When the ball drops at Times Square this New Year’s Eve, Hersha Hospitality will have reason to cheer for 2013, says hotel industry analyst.
Though investors remain cautious on the outlook for Manhattan RevPAR growth given fears over supply growth, Loeb writes that ‘concerns are overblown and RevPAR results are likely to be at least a market performer in 2013 (suggesting 5 percent-6 percent RevPAR growth).
Baird said its outlook for Manhattan (80 percent of total NYC rooms) is particularly bullish given the following:
· Occupancy levels in Manhattan are above peak 2007 levels and have stabilized in recent months, suggesting pricing power should accelerate in 2013. ‘The biggest hurdle toward aggressive rate growth remains tentative operator psychology, which we expect to improve as the timing of supply growth appears less lumpy than in 2009-2010.’

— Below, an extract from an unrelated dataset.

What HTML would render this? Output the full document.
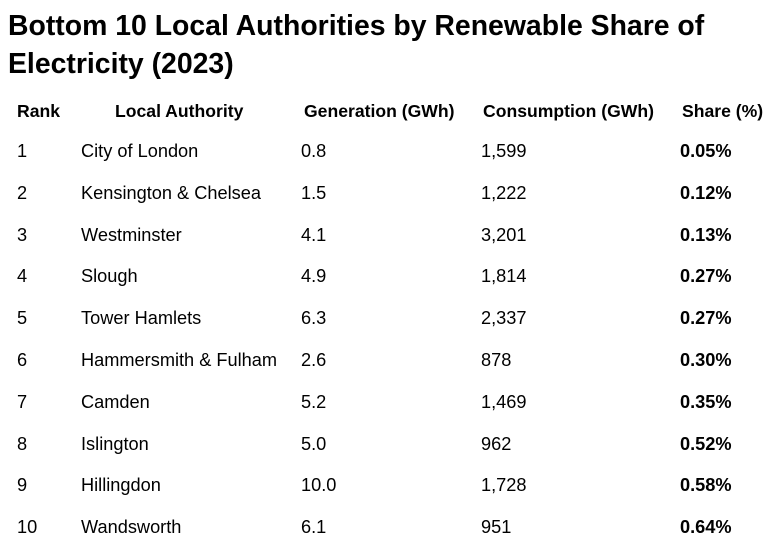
<!DOCTYPE html>
<html><head><style>
body{margin:0;width:771px;height:552px;background:#fff;font-family:"Liberation Sans",Arial,sans-serif;color:#000;position:relative;overflow:hidden}
.t{position:absolute;left:8px;top:7px;font-size:28.4px;font-weight:bold;line-height:38px;margin:0}
.c{position:absolute;font-size:18.2px;line-height:20px;white-space:nowrap}
.h{font-weight:bold}
</style></head><body>
<div class="t">Bottom 10 Local Authorities by Renewable Share of<br>Electricity (2023)</div>
<div id="g"></div>
<script>
var hdr=[["Rank",17],["Local Authority",115],["Generation (GWh)",304],["Consumption (GWh)",483],["Share (%)",682]];
var rows=[["1","City of London","0.8","1,599","0.05%"],["2","Kensington &amp; Chelsea","1.5","1,222","0.12%"],["3","Westminster","4.1","3,201","0.13%"],["4","Slough","4.9","1,814","0.27%"],["5","Tower Hamlets","6.3","2,337","0.27%"],["6","Hammersmith &amp; Fulham","2.6","878","0.30%"],["7","Camden","5.2","1,469","0.35%"],["8","Islington","5.0","962","0.52%"],["9","Hillingdon","10.0","1,728","0.58%"],["10","Wandsworth","6.1","951","0.64%"]];
var xs=[17,81,301,481,680],h="";
hdr.forEach(function(a){h+='<div class="c h" style="left:'+a[1]+'px;top:101px;font-size:17.6px">'+a[0]+'</div>';});
rows.forEach(function(r,i){var y=141+i*41.8;r.forEach(function(v,j){h+='<div class="c'+(j==4?' h':'')+'" style="left:'+xs[j]+'px;top:'+y+'px">'+v+'</div>';});});
document.getElementById('g').innerHTML=h;
</script>
</body></html>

· 2013 and 2014 supply growth estimates manageable. ‘We estimate 2013 and 2014 supply growth in Manhattan to be 4.6 percent and 4 percent, respectively, which would pale in comparison to the cumulative 15 percent supply growth seen in 2009 and 2010. Recall, 1Q11 was a particularly difficult quarter for the Manhattan market given the concentration of supply growth in 4Q10; tough winter weather also amplified concerns that the 1Q11 weakness was supply-driven. Construction and inspection delays for new hotels in Manhattan are likely to push planned near-term opening dates out further than scheduled.
· Sell-out nights in Manhattan cloud depth of demand. Even as new supply hits the market in Manhattan, incremental demand from the outer boroughs, in particular, will ease the likelihood of steep occupancy deterioration and support pricing integrity.
· Limited-service momentum likely to continue. Manhattan limited-service product has outperformed its full-service counterparts in 25 of 33 quarters since the end of 2009, reflecting an ongoing shift of consumer preferences to stronger perceived value and a de-emphasis on the need for full-service amenities in Manhattan.
‘Our bullish outlook for Hersha continues to rest on this thesis; we expect its Manhattan portfolio (tracking toward 75% sell-out nights in 2012) to continue to outperform the market.’